July 31, 2025
Here is an essay arguing that we all want less and not more, we want limitations on us. The author waxes nostalgic for Blockbuster Video and cocludes such nostalgia stems from our desire for fvewer choices. He's right in no small part (and the nostalgia stems from a home to which we can no longer return - our youth - but he doesn't discuss that.)
Again, he's right; we just have too many choices these days. I go to the grocer and have to spend half an hour looking over items because they have nearly a dozen of similar products. In times past you might have two or at most three competing items but now there are dozens, and a single company makes different versions of the same product too. Take Fritoes; they come in regular, scoops, jalepeno, twisties, low sodium, etc. And that doesn't mention the generic corn chips sold at the store. Every decision about every product is a big production. There is a kind of freedom in limitations.
Man was built for limitations.

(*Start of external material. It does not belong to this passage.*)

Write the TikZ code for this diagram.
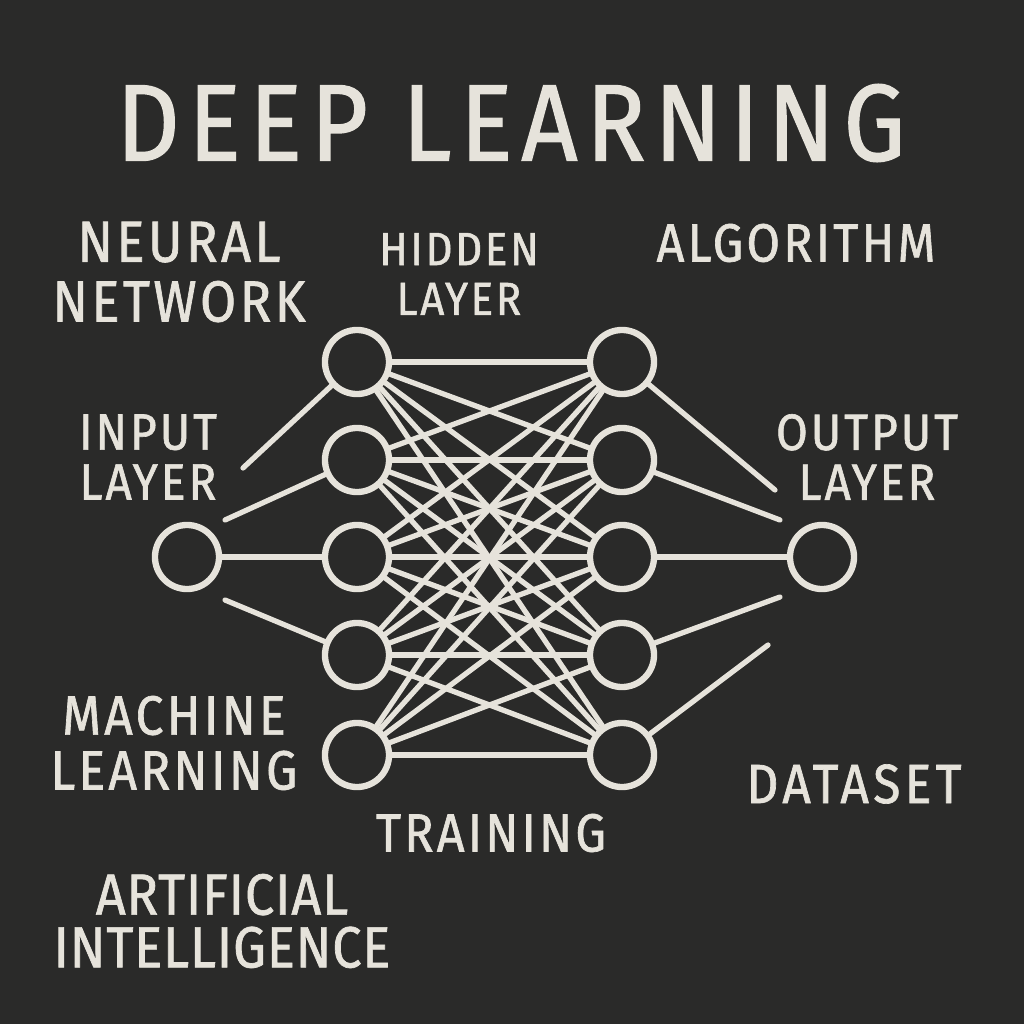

Whether it is the physical limits of our abilities, or laws (like the Ten Commandments) we are happy having choices BUT lines drawn to keep us moving straight. That is the thing the Left has destroyed; their idea of freedom is doing whatever they want or being whatever they want or having whatever they want. They don't understand that we are bound by Natural Law, and in that way we are bound by God Himself. Those boundaries are not tyrannical or capricious; they are there for our own happiness. You can't play a game if you don't adhere to the rules.
But liberals don't play by rules because they want to make their own. This is the sin of Lucifer, who wanted to be a god unto himself. He got it and is miserable because of his bad choice. It really sucks to be a god, but it is alluring. People want power.

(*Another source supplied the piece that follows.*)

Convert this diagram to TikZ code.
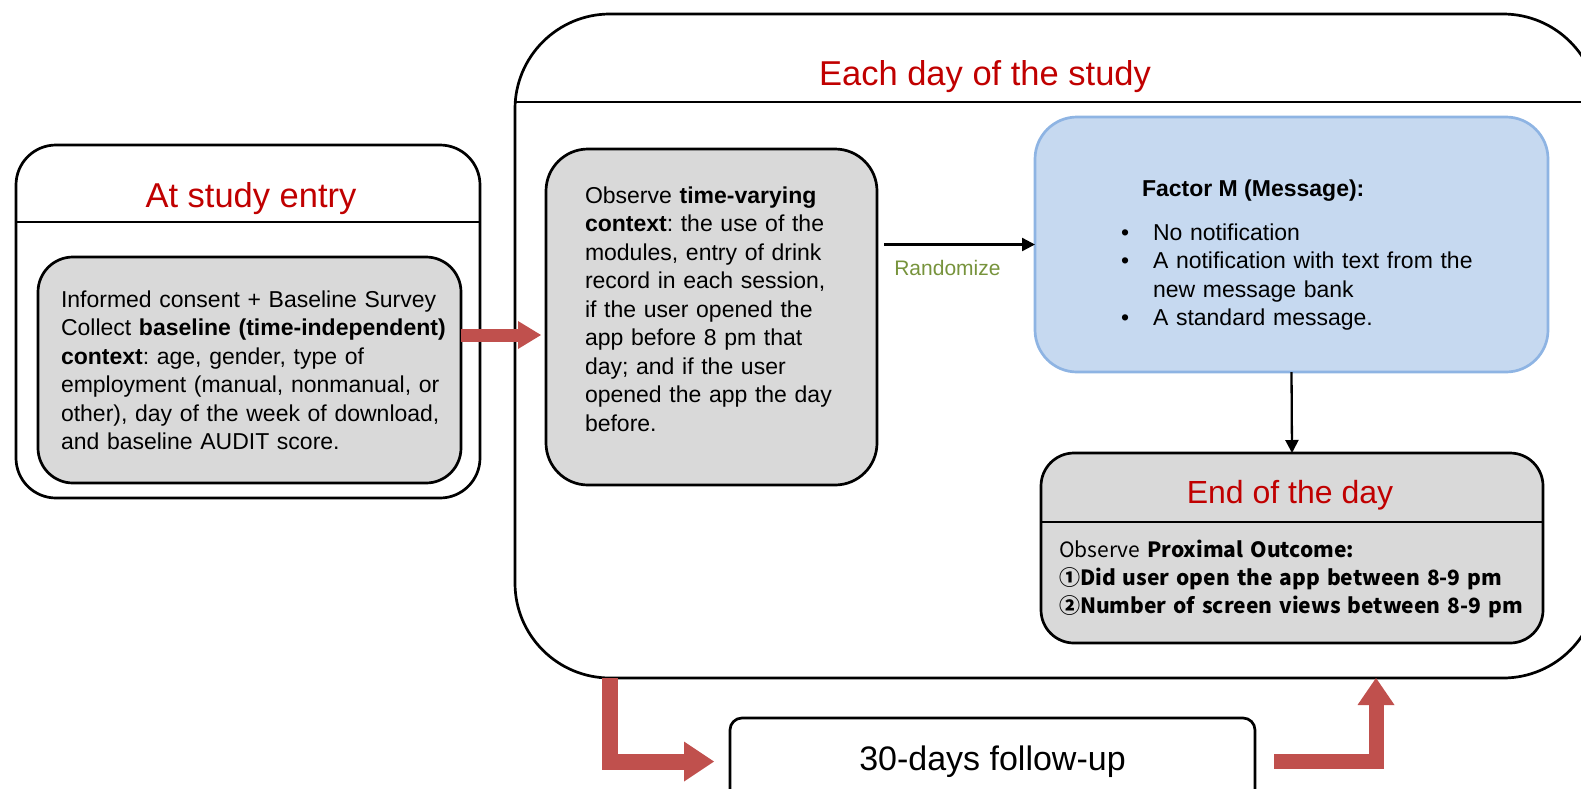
\documentclass[tikz,border=0pt]{standalone}
\usepackage{fontspec}
\setmainfont{Liberation Sans}
\newfontfamily\cjk{Noto Sans CJK SC}
\usetikzlibrary{arrows.meta,calc}
\definecolor{titlered}{HTML}{C00000}
\definecolor{randgreen}{HTML}{77933C}
\definecolor{grayfill}{HTML}{D9D9D9}
\definecolor{bluefill}{HTML}{C6D9F0}
\definecolor{blueline}{HTML}{8EB4E3}
\definecolor{redfill}{HTML}{C0504D}
\frenchspacing
\begin{document}
\begin{tikzpicture}[x=1pt,y=-1pt,
  rbox/.style={draw=black,line width=2.7pt,rounded corners=#1,inner sep=0pt,outer sep=0pt,anchor=north west},
  tnode/.style={inner sep=0pt,outer sep=0pt},
  body/.style={font=\fontsize{23}{28.5}\selectfont},
  titlefont/.style={font=\fontsize{34.5}{40}\selectfont,text=titlered},
  divider/.style={draw=black,line width=1.6pt},
  blackarrow/.style={draw=black,line width=2.3pt,-{Triangle[length=13pt,width=13pt]}},
  redarrow/.style={draw=redfill,line join=miter,line cap=butt}
]
\useasboundingbox (0,0) rectangle (1581,788);
\clip (0,0) rectangle (1581,788);

% boxes
\node[rbox=40, minimum width=464pt, minimum height=353pt] (entry) at (16,145) {};
\node[rbox=35, fill=grayfill, minimum width=423pt, minimum height=226pt] (entryin) at (38,257) {};
\node[rbox=95, minimum width=1083pt, minimum height=664pt] (big) at (515,14) {};
\node[rbox=42, fill=grayfill, minimum width=331pt, minimum height=336pt] (mid) at (546,149) {};
\node[rbox=42, draw=blueline, fill=bluefill, minimum width=513pt, minimum height=255pt] (blue) at (1035,117) {};
\node[rbox=33, fill=grayfill, minimum width=502pt, minimum height=190pt] (endd) at (1041,453) {};
\node[rbox=12, minimum width=525pt, minimum height=87pt, font=\fontsize{34}{40}\selectfont] (follow) at (730,718) {30-days follow-up};

% dividers
\draw[divider] (entry.west |- 0,222) -- (entry.east |- 0,222);
\draw[divider] (big.west |- 0,102) -- (big.east |- 0,102);
\draw[divider] (endd.west |- 0,522) -- (endd.east |- 0,522);

% titles
\node[tnode, titlefont, anchor=base] (entrytitle) at (251,207) {At study entry};
\node[tnode, titlefont, anchor=base] (bigtitle) at (985,85) {Each day of the study};
\node[tnode, font=\fontsize{32}{38}\selectfont, text=titlered, anchor=base] (endtitle) at (1290,503) {End of the day};

% texts
\node[tnode, body, anchor=base west, text width=400pt, align=left] (entrytext) at (61,307)
  {Informed consent + Baseline Survey\\
   Collect \textbf{baseline (time-independent)}\\
   \textbf{context}: age, gender, type of\\
   employment (manual, nonmanual, or\\
   other), day of the week of download,\\
   and baseline AUDIT score.};
\node[tnode, body, anchor=base west, text width=265pt, align=left] (midtext) at (585,203)
  {Observe \textbf{time-varying}\\
   \textbf{context}: the use of the\\
   modules, entry of drink\\
   record in each session,\\
   if the user opened the\\
   app before 8 pm that\\
   day; and if the user\\
   opened the app the day\\
   before.};
\node[tnode, body, anchor=base west] (bluehead) at (1142,196) {\textbf{Factor M (Message):}};
\node[tnode, body, anchor=base west, text width=380pt, align=left] (bluelist) at (1121,240)
  {\makebox[32pt][l]{•}No notification\\
   \makebox[32pt][l]{•}A notification with text from the\\
   \hspace*{32pt}new message bank\\
   \makebox[32pt][l]{•}A standard message.};
\node[tnode, anchor=base west, text width=480pt, align=left, font=\cjk\fontsize{21}{28}\selectfont] (endtext) at (1059,557)
  {Observe \textbf{Proximal Outcome:}\\
   \textbf{①Did user open the app between 8-9 pm}\\
   \textbf{②Number of screen views between 8-9 pm}};

% black connectors
\draw[blackarrow] ([xshift=7pt]mid.east |- blue.west) -- node[pos=0.42, below=16pt, tnode, text=randgreen, font=\fontsize{21}{25}\selectfont] (randlabel) {Randomize} (blue.west);
\draw[blackarrow] (blue.south) -- (endd.north);

% red block arrows
\draw[redarrow, line width=13pt, -{Triangle[length=23pt,width=28pt,line width=0pt]}]
  (entryin.east |- 0,335) -- ([xshift=-5pt]mid.west |- 0,335);
\draw[redarrow, line width=16pt, -{Triangle[length=30pt,width=40pt,line width=0pt]}]
  (big.south -| 610,0) |- ([xshift=-16pt]follow.west);
\draw[redarrow, line width=15pt, -{Triangle[length=27pt,width=37pt,line width=0pt]}]
  ([xshift=19pt]follow.east) -| (big.south -| 1376,0);
\end{tikzpicture}
\end{document}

So as a society we have rejected limitations. Boys now put on dresses and demand we all call them "her" and our insane society goes right along with it. Two dudes or two chicks can now adopt a child and claim they are married. Sexual restraint is completely disappeared. So too are other restraints, on anger, on discourtesy, etc. We do not have freedom now but license, and that is the greatest oppressor of all. The lines are drawn to act as guides, not prisons. Prisons are the inevitable outcome of license without reasonable restraint. Liberals want to use law to enforce guardrails to keep the crazies they have created from hurting themselves or others. True freedom lies in self-control, a control that can only be exercised if the lines are clear.
I would also add that this is a kind of proof of God; we all long for someone to guide us, and to set boundaries.
So this nostalgia for Blockbuster makes perfect sense if you are pondering the decline of our culture, even while we have more options on things. Spoiled children aren't spoiled because they were denied - they are spoiled because they were given more than they could handle.
At any rate I miss the old days of video stores too. It was fun; you wandered the aisled looking for a movie, found one, and looked forward to it the rest of the day. You appreciated it much more when you watched it. Now people just sit in the same spot they always sit in, glued to a computer screen, and click. There is nothing special about it; just part of the day.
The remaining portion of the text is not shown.